When I entered the small living room of my host on the Solstice day, my eyes were drawn immediately to the Christmas tree, flocked in white and covered in birds: clear glass birds, traditional ornament birds, felted birds, birds made of bells and pinecones. The tree was magical, and it drew me once again to a story I have been trying to write for months, well years really: a story of birds on a Christmas tree.
My auntie, long deceased, gave bird ornaments. She believed that birds should hang on Christmas trees. Every year she bought a new bird to hang on the tree in her home, and gave it to her son, her only child, to fill him with the magic of birds.

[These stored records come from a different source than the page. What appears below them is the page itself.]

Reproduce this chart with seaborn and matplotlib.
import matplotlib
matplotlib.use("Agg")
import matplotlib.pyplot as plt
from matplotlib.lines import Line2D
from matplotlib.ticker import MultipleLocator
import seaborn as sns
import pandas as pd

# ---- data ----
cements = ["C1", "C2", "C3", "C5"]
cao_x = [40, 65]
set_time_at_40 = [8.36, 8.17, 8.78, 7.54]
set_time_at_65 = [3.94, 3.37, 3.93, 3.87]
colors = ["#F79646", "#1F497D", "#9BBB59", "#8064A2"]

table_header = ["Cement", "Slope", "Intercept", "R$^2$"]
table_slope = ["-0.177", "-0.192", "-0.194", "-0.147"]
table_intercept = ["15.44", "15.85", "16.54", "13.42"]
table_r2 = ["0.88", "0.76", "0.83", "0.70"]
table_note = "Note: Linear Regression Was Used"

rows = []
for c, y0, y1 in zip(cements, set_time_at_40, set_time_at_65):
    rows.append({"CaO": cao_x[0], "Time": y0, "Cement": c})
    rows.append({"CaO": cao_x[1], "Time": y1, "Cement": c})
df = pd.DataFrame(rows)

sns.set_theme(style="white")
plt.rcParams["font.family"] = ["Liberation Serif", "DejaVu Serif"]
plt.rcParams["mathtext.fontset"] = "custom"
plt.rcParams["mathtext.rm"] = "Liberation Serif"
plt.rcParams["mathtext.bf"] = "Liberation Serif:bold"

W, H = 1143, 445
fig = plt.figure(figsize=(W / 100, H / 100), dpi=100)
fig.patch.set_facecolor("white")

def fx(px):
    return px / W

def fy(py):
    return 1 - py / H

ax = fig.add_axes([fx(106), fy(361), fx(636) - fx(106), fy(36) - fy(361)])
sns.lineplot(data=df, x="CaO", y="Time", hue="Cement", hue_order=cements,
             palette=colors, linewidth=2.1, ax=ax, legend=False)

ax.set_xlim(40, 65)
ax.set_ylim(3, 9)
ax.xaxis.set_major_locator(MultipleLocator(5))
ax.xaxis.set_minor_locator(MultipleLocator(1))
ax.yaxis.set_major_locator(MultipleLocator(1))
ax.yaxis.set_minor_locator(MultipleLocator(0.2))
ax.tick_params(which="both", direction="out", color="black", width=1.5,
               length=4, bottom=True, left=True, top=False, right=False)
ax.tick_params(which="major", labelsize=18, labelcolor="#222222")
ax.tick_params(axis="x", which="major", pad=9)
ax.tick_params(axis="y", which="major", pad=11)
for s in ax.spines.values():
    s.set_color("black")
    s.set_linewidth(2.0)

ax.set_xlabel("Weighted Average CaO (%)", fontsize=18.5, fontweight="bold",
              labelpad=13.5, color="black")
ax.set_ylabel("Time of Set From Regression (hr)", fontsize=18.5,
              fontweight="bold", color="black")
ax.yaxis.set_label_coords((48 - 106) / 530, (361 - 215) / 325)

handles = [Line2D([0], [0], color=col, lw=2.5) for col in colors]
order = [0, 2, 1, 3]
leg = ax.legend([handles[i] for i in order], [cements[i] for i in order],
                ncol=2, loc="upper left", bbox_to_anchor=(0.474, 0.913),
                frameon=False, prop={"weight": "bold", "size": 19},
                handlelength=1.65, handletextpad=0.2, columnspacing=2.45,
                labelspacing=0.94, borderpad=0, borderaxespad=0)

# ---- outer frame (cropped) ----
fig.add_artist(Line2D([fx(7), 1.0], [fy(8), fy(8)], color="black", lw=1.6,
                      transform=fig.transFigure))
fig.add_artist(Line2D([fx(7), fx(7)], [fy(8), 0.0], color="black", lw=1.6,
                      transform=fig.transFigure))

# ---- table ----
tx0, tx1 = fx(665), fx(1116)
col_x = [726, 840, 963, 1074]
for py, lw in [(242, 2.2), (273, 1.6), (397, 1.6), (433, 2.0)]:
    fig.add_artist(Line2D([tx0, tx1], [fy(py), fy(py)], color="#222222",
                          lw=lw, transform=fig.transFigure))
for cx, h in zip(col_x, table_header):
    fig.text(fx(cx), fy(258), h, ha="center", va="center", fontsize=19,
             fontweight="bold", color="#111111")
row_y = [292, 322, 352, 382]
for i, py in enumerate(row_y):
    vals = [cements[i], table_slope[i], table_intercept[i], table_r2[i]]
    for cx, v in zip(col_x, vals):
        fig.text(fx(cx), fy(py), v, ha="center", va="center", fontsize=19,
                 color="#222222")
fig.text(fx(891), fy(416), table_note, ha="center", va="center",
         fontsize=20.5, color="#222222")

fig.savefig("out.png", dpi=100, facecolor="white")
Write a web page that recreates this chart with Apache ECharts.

After Auntie died I picked my cousin up at the airport to spend the holiday with our family, his first Christmas without his mother. He told me sadly that he would miss getting a bird from his mother. At her death, I hadn’t thought of this detail, as I am sure he hadn’t until this season came around. I asked him what he did with all the birds from past Christmases. “Gone,” he said. “She sold them in a garage sale when I was in college.”
I remember the sale. Auntie was tired of moving, tired of schlepping her things from apartment to apartment, tired of fighting with her only son, and tired of the pain that comes with divorce. She sold it all: childhood toys, jewelry, family antiques, clothing, and Christmas decorations.
For many years now, I have been reliving that garage sale. Wishing I had the presence of mind to stop it or to at least stop the sale of those birds. I wished I could have bought them and presented them to my cousin in some grand gesture of family love and loyalty. I even pictured myself going door to door on the street where Auntie lived asking people if they had bought any bird ornaments at a garage sale, oh so many years ago. Every year at about this time I can picture the event: bird ornaments being lifted out of a dusty card board box as they were sold one by one on a hot July day while my cousin waited tables in a far away town, trying to save enough money to buy books for college, unaware that they were disappearing.
The story has a happy ending, I told my host, whose tree I stood there and admired. A few years later my cousin married a woman who gives him a bird ornament every year for Christmas. He has 10 now.
Legend says that birds are the carriers of spirit: taking the soul with them as they fly high above treetops or perch on branches to sing their song, and so I bask in the glow of my hosts bird filled Christmas tree in the waning light of this solstice day. All those years I had pictured the fateful garage sale when really this special bird filled tree is what I should have been dreaming about. I finally understand what Auntie always knew. At last, I am comforted by birds.